Egan is promoting his ninth book, “A Pilgrimage to Eternity,” about his physical and spiritual journey along the Via Francigena, a 1,300-mile route that stretches from the English city of Canterbury to Rome.

“If you walked this thing in the Middle Ages, you thought all your sins were forgiven,” he said.

He calls himself a lapsed, listening Catholic and decided he needed to make the spiritual journey after his mother died in 2012. She was a devout Catholic, yet on her deathbed expressed doubt about what came next.

“That’s the first time I heard any doubt from her,” he said.

Egan said he hadn’t thought about religion in a long time, but her words sparked a desire to figure things out. He said he was wary of staying in the endless whirlpool of agnosticism.

“You can park yourself there and never get out of it,” he said.

Egan decided what he would do on his pilgrimage before he began.

“I’m going to decide what I believe,” he said. “I’m going to press it one way or another.”

Egan originally wanted to use his book to tell the history of Christianity. He does that, but he also includes personal insights about how the journey affected him. His anecdotes in the book and on stage showed his humor, such as the time he asked a monk in a monastery where he was spending the night if there was Wi-Fi.

“I just can’t get the smart ass out of me,” he said. “He almost threw me out.”

On stage Tuesday, Egan talked about the issues that have been confronting the Catholic Church.

“You know how many times Jesus Christ condemns homosexuality?” Egan said. “Zero. He said absolutely nothing about it … He certainly doesn’t preach hate toward gay people.”

He pointed to a recent survey that shows 40% of millennials are not part of any organized religion. He said he thinks it’s because they see the hypocrisy of Christians who preach one thing and do another.

“That doesn’t mean they’re not spiritual,” he said. “I just think they’re checking out of organized religion.”

The Catholic Church, in particular, is dealing with the fallout from decades of sexual abuse and cover-up.

“I honestly don’t know if it can survive,” he said.

Egan’s journey led to some changes, including his attitude toward miracles. He was originally a skeptic, but said he came to agree with St. Augustine’s view.

“Miracles are not contrary to nature,” he said. “They’re just contrary to what we know about nature.”

Egan recounted an experience he had on the Via Francigena that he describes as a miracle. He visited a church in Montefiascone, Italy, where the body of St. Lucia Filippini lies in a crypt. Catholics believe in incorruptibility, Egan said, which is the idea that if you live a saintly life your body will not decay.

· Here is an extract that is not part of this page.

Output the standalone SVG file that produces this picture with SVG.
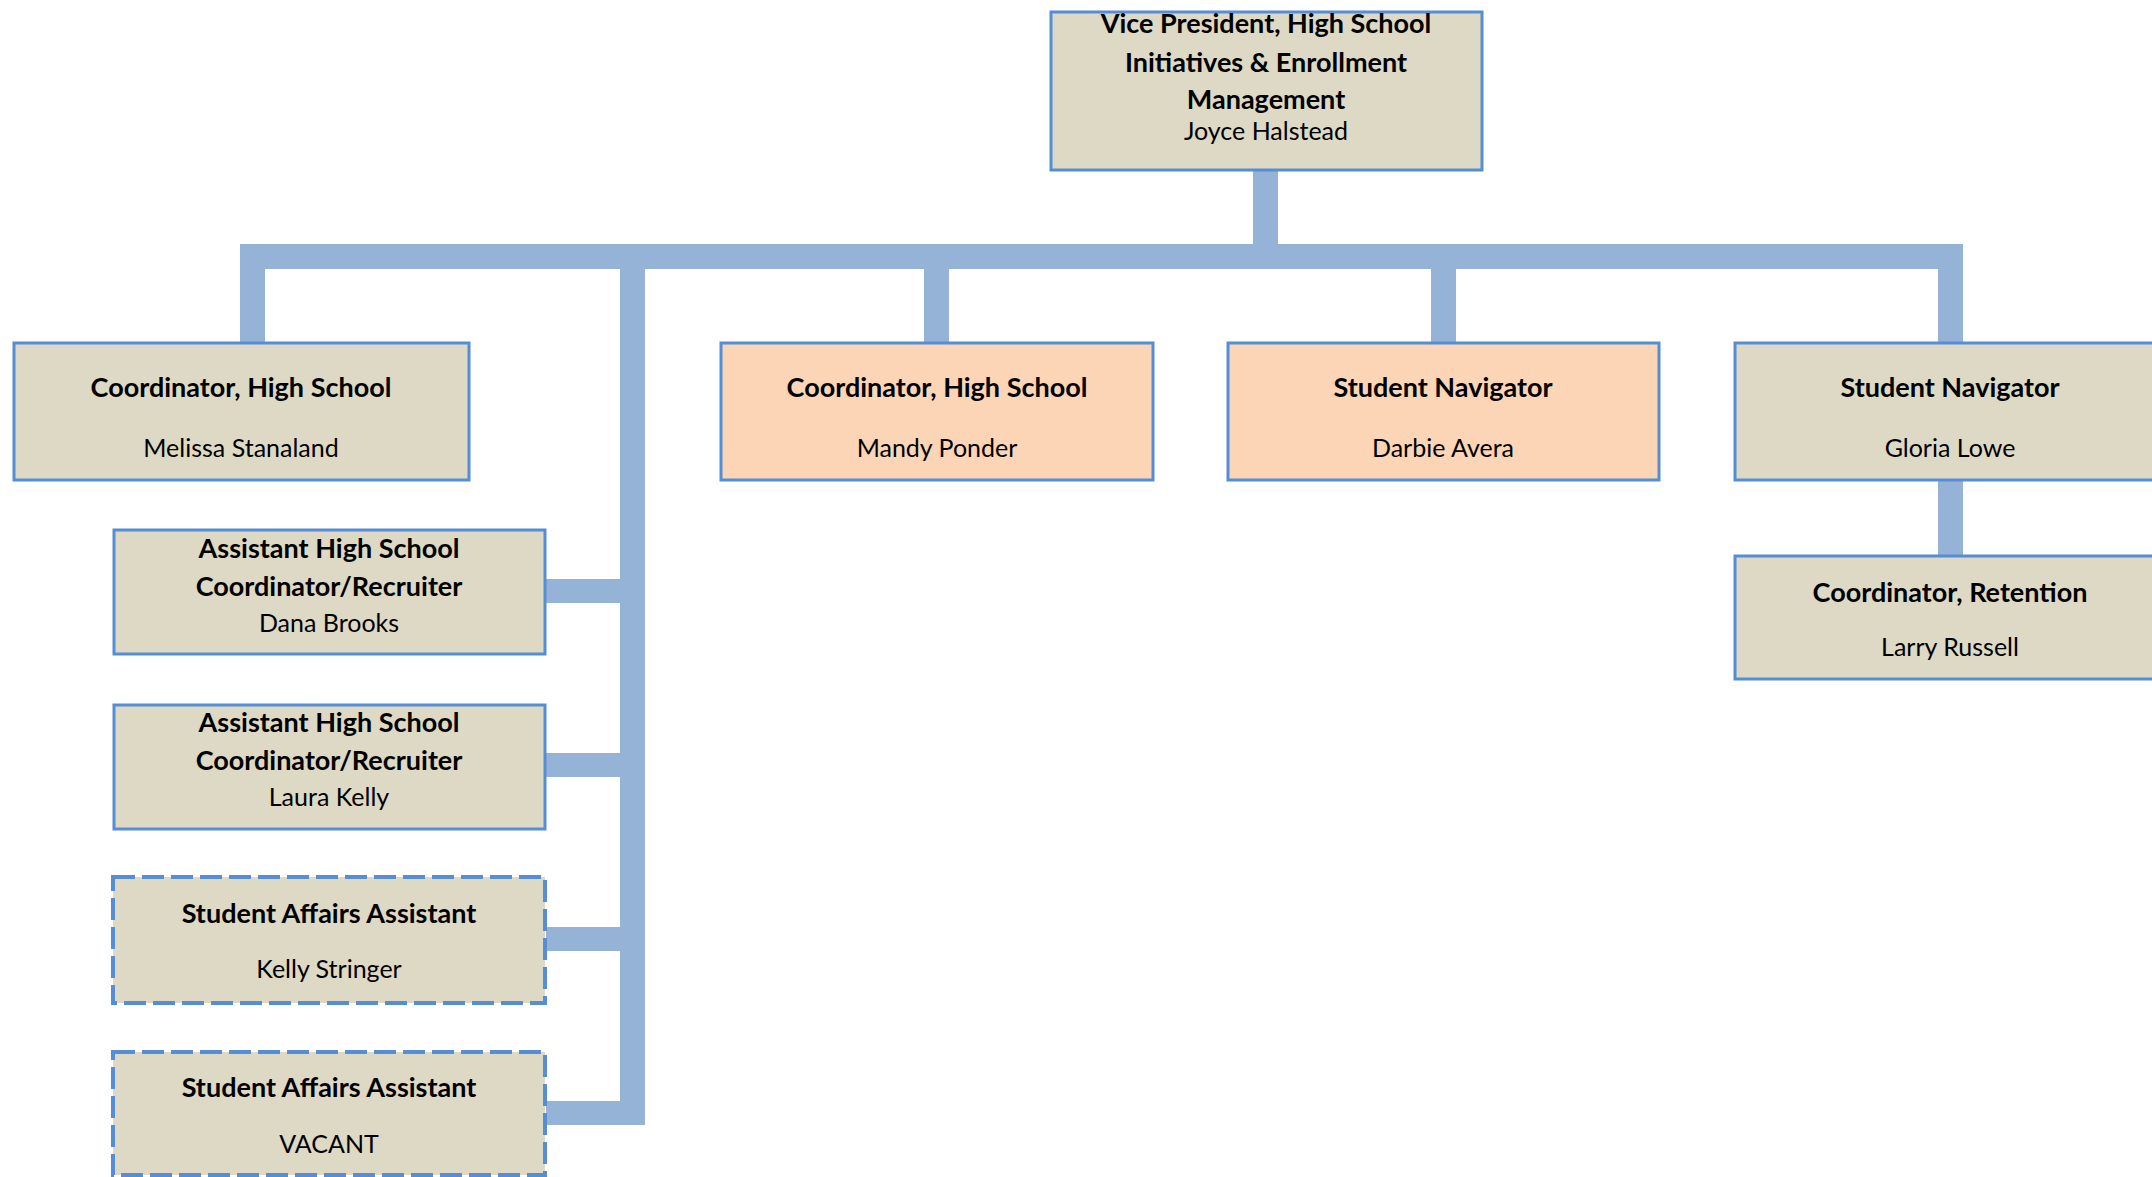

He approached the saint’s crypt, where she lay on her side, and jumped back when her eyes appeared to open. He took a few photos and her eyes closed. He said he ran back to his hotel to share the experience with his wife, who was skeptical. At the end of the trip, Egan said he was told that another pilgrim had the same experience.

“I have to say I do believe in miracles,” he said.

Egan kept a few things close to his vest during Tuesday’s talk, including whether he was able to meet the pope.

“I played every Jesuit card I had,” he said. “I’m not going to tell you how that turned out.”

An audience member asked Egan how he would describe his faith now, but he wouldn’t say.

“One of the cardinal rules as a storyteller is not to give away the ending,” he said.